We will give two examples to demonstrate the application of our proposed method in the independent non-homogeneous data. These data sets are also analyzed by Ghosh and Basu [6].

Example 5

(Hertzsprung–Russell data of the star cluster) Our first data set contain 47 observations based on the Hertzsprung–Russell diagram of the star cluster CYG OB1 in the direction of Cygnus [16]. We consider a simple linear regression model using the logarithm of the effective temperature at the surface of the star (x), and the logarithm of its light intensity (y). The scatter plot in Fig. 3 shows that there are two groups of stars with four observations on the upper right corner clearly separated from others. In astronomy, those four stars are known as giants. The values of different regression estimates are given on Table 1, and the fitted regression lines are added on Fig. 3. Due to four large outliers, the ordinary least squares (OLS) method completely fails to fit the data set. But the outliers deleted OLS gives a good fit for the rest of the 43 observations. Both the optimum DPD and EPD fits based on the Warwick Jones method are also close to that line. Here, the optimum EPD corresponds to the triplet (\(-4.8715, 0.9897, 0.7558\)) for (\(\alpha , \beta , \gamma \)), whereas the optimum DPD parameter is \(\gamma =0.75\). So, the optimum MEPDE lies well outside the DPD family. Also note that the estimate of \(\sigma \) is much sharper in case of the MEPDE compared to the MDPDE, indicating that the former does much better than the latter in downweighting the outliers.

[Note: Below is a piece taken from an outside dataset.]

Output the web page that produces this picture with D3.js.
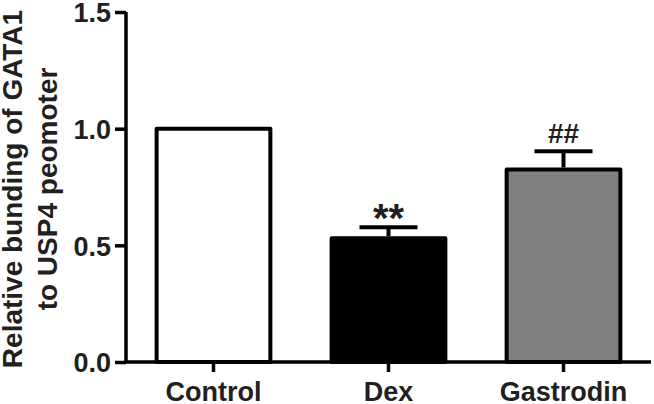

Table 1 Different regression estimates for the Hertzsprung–Russell data of the star cluster
Full size table

Example 6

(Belgium telephone call data) We consider a real data set from the Belgian Statistical Survey published by the Ministry of Economy of Belgium; it is also available in Rousseeuw and Leroy [16]. It contains the total number (in tens of millions) of international phone calls made in a year from 1950 to 1973. There is a heavy contamination in the vertical axis due to the use of a different recording system during 1964 to 1969. The years 1963 and 1970 are also partially affected for this reason. Figure 4 and Table 2 contain the different regression estimates for this data set. It is clear that the OLS fit is very poor, but all other estimates give excellent fits to the rest of the observations. Although, the optimum EPD regression line based on the Warwick Jones method almost coincides with the optimum DPD fit, the MEPDE does not belong to the DPD family. The optimum EPD corresponds to the triplet (\(-4.2416,0.0543, 0.3205\)) for (\(\alpha , \beta , \gamma \)), whereas the optimum DPD parameter is \(\gamma =0.631\). Once again the MEPDE produces a sharper value of the estimate of \(\sigma \) compared to the MDPDE.

Fig. 4
figure 4

Plots of different regression lines for the Belgium telephone call data

Full size image
Table 2 Different regression estimates for the Belgium telephone call data
Full size table

6 Concluding Remarks

Density-based minimum distance procedures have become popular in recent times because of their ability to combine high asymptotic efficiency with strong robustness properties. In particular the methods based on the Brègman divergence have the major advantage that they do not involve any intermediate nonparametric smoothing component. The class of DPD family, which has proved to be a popular and useful tool in this area, represents a class of procedures ranging from highly efficient to strongly robust. In this paper, we have developed a more refined class of divergences which subsumes the DPD family providing new options which can lead to better compromises between robustness and efficiency.

In this paper, we have demonstrated the above through IID data models as well as INH models. The results show that in most cases the optimal solution is outside the DPD family. These can, however, be extended to many other data structures where the EPD can be useful. For example, this technique can be used to find the best tuning parameter in estimation with right censored survival data, and testing of hypothesis problems, issues that we want to deal with in the future.

We also hope to use a recently developed refinement of the Warwick and Jones approach, present in Basak et al. [1], for the “optimal” tuning parameter selection problem, which might further enhance the results of our method.